こうした史実を、日比の友好の証を、後世に伝えるべく、きちんとした映画を是非つくって欲しいものです。
参考:曲誕生まで
1952年6月、当時鎌倉にあった渡辺はま子の自宅に一通の封書が届いたことから始まる。その封書の中には、楽譜と短い手紙が入っており、その楽譜の題名には「モンテンルパの歌」作詞代田銀太郎、作曲伊藤正康と書いてあった。二人はフィリピンのマニラ郊外のモンテンルパの丘にあったニュービリビット刑務所で戦犯として死刑判決を受けていた人物であった。作詞の代田銀太郎は元フィリピン憲兵隊少尉。作曲の伊藤正康は元陸軍将校。

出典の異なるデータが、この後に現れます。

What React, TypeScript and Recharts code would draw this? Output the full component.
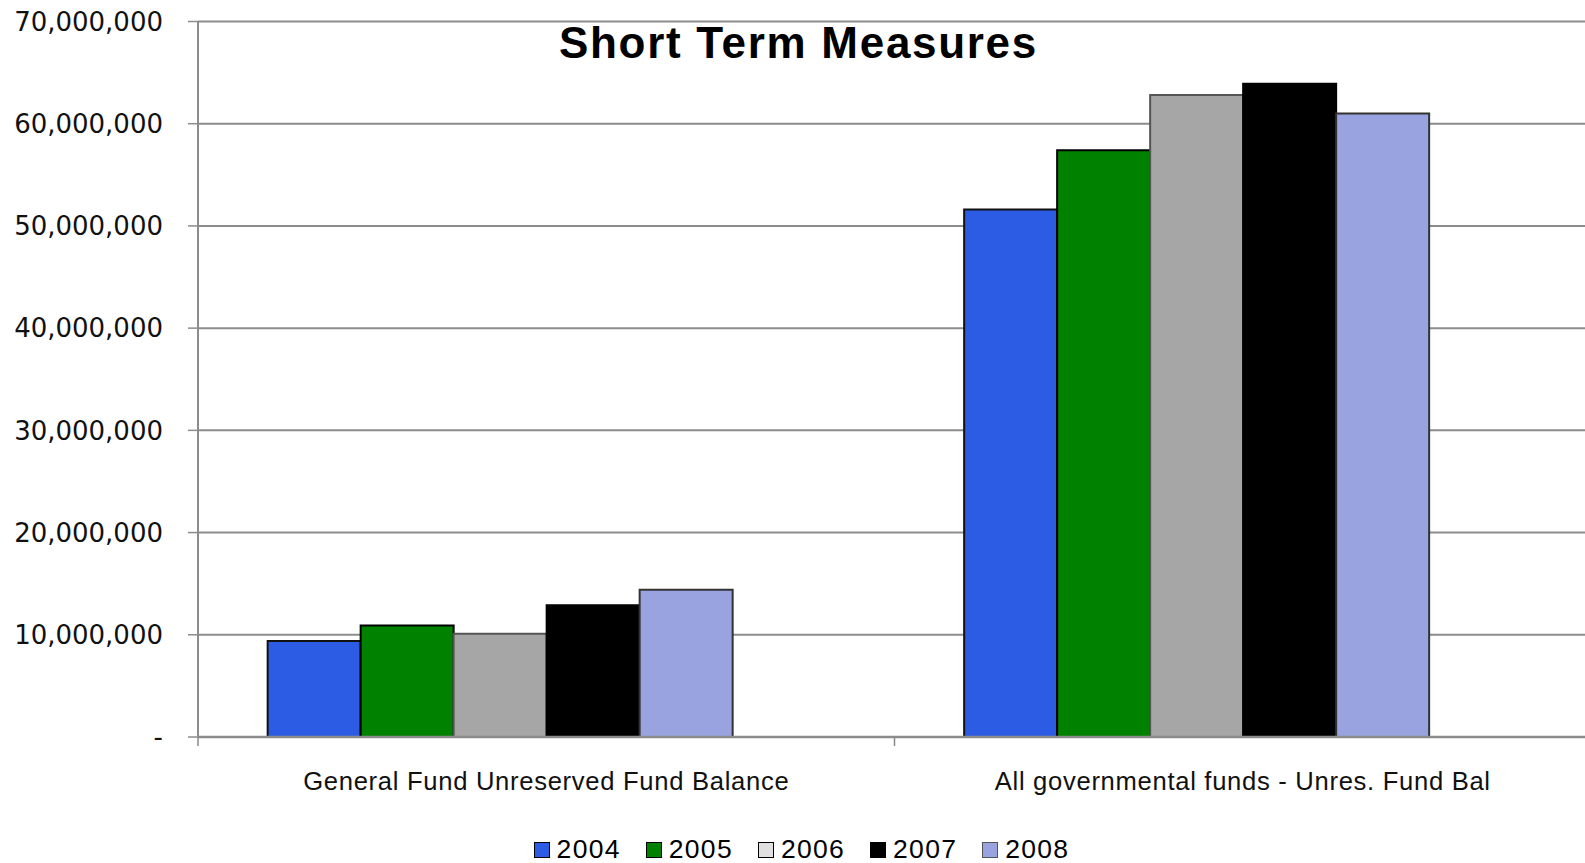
import { BarChart, Bar, XAxis, YAxis, CartesianGrid, Legend } from "recharts";

const categories = [
  "General Fund Unreserved Fund Balance",
  "All governmental funds - Unres. Fund Bal",
];
const years = ["2004", "2005", "2006", "2007", "2008"];
const v2004 = [9400000, 51600000];
const v2005 = [10900000, 57400000];
const v2006 = [10100000, 62800000];
const v2007 = [12900000, 63900000];
const v2008 = [14400000, 61000000];
const yTicks = [0, 10000000, 20000000, 30000000, 40000000, 50000000, 60000000, 70000000];

const fills = ["#2C5CE4", "#008200", "#A6A6A6", "#000000", "#99A3E0"];
const strokes = ["#111111", "#000000", "#555555", "#000000", "#333333"];
const swatches = ["#2C5CE4", "#008200", "#E0E0E0", "#000000", "#99A3E0"];

const W = 1585;
const H = 863;
const M = { top: 21.5, right: -6, bottom: 66, left: 0 };
const Y_W = 198;
const halfBand = (W - M.left - M.right - Y_W) / categories.length / 2;

const series = [v2004, v2005, v2006, v2007, v2008];
const data = categories.map((name, i) => {
  const row: any = { name };
  years.forEach((y, j) => {
    row[y] = series[j][i];
  });
  return row;
});

function CatTick(props: any) {
  const { x, y, payload, index } = props;
  return (
    <g>
      <line x1={x - halfBand} x2={x - halfBand} y1={y} y2={y + 9} stroke="#888" strokeWidth={1.5} />
      {index === categories.length - 1 && (
        <line x1={x + halfBand} x2={x + halfBand} y1={y} y2={y + 9} stroke="#888" strokeWidth={1.5} />
      )}
      <text
        x={x}
        y={y + 53}
        textAnchor="middle"
        fill="#111"
        style={{ fontFamily: "Liberation Sans, Arial, sans-serif", fontSize: 25.6, letterSpacing: 0.7 }}
      >
        {payload.value}
      </text>
    </g>
  );
}

function LegendBox() {
  return (
    <div
      style={{
        display: "flex",
        justifyContent: "center",
        alignItems: "center",
        marginLeft: 18,
        gap: 25,
        fontFamily: "Liberation Sans, Arial, sans-serif",
        fontSize: 26.5,
        letterSpacing: 1.3,
        color: "#000",
      }}
    >
      {years.map((y, i) => (
        <div key={y} style={{ display: "flex", alignItems: "center", gap: 7 }}>
          <span
            style={{
              display: "inline-block",
              width: 14,
              height: 14,
              background: swatches[i],
              border: "1.5px solid " + (i === 4 ? "#555" : "#000"),
            }}
          />
          <span>{y}</span>
        </div>
      ))}
    </div>
  );
}

export default function App() {
  return (
    <div style={{ position: "absolute", top: 0, left: 0, width: W, height: H, background: "#fff", overflow: "hidden" }}>
      <BarChart
        width={W}
        height={H}
        data={data}
        margin={M}
        barCategoryGap="10%"
        barGap={0}
      >
        <CartesianGrid vertical={false} stroke="#8c8c8c" strokeWidth={2} />
        <XAxis
          dataKey="name"
          tick={<CatTick />}
          tickLine={false}
          tickSize={0}
          tickMargin={0}
          height={60}
          axisLine={{ stroke: "#8c8c8c", strokeWidth: 2.5 }}
          interval={0}
        />
        <YAxis
          width={Y_W}
          domain={[0, 70000000]}
          ticks={yTicks}
          interval={0}
          tickFormatter={(v: number) => (v === 0 ? "-" : v.toLocaleString("en-US"))}
          tickSize={10}
          tickMargin={25}
          tickLine={{ stroke: "#8c8c8c", strokeWidth: 1.5 }}
          axisLine={{ stroke: "#8c8c8c", strokeWidth: 2 }}
          tick={{ fill: "#111", fontSize: 26, fontFamily: "DejaVu Sans, sans-serif" }}
        />
        <Legend
          verticalAlign="middle"
          align="center"
          layout="horizontal"
          content={() => <LegendBox />}
          wrapperStyle={{ position: "absolute", top: 834, left: 0, width: W }}
        />
        {years.map((y, i) => (
          <Bar
            key={y}
            dataKey={y}
            fill={fills[i]}
            stroke={strokes[i]}
            strokeWidth={2}
            isAnimationActive={false}
          />
        ))}
        <Bar dataKey="spacer" legendType="none" fill="none" isAnimationActive={false} />
      </BarChart>
      <div
        style={{
          position: "absolute",
          left: 559,
          top: 21,
          lineHeight: "44px",
          fontFamily: "Liberation Sans, Arial, sans-serif",
          fontWeight: "bold",
          fontSize: 44,
          letterSpacing: 1.7,
          color: "#000",
          whiteSpace: "nowrap",
        }}
      >
        Short Term Measures
      </div>
    </div>
  );
}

「モンテンルパの歌」は、刑務所で収容されていた日本人111名の望郷の念を込めた曲であった。
封書を受け取った渡辺は、早速歌をビクターレコードに持ち込み、ほとんど修正無しで吹き込んだ。題名には色を付けられ『ああモンテンルパの夜は更けて』と名付けられた。
『ああモンテンルパの夜は更けて』が大ヒットしていた1952年12月25日、渡辺がニュービリビット刑務所を訪れた。
吹き込み以来刑務所慰問の決意を固めていた渡辺が、国交が無いフィリピン政府に対し、戦犯慰問の渡航を嘆願し続けて半年後の事だった。
渡辺来訪時、作詞の代田銀太郎と作曲の伊藤正康は開演前に対面し、歌を作ってもらった事に対し礼を述べた。
慰問のステージは、ドレス姿の渡辺が「蘇州夜曲」などの往年のヒット曲を歌い、ステージ終盤に『ああモンテンルパの夜は更けて』は披露された。
この曲を聞いた100人近くの収容者は、死刑が執行された戦犯たちの事を想い、またある者は望郷の想いを胸に、皆感極まって涙し、最後には全員で大合唱となった。
作詞者の代田も、作曲者の伊東も涙を流していた。その後、この歌のヒットや渡辺はま子をはじめ関係者の努力が、当時のフィリピン当局を動かし、1953年(昭和28年)エルピディオ・キリノ大統領の特赦によって戦犯の帰国が計られた。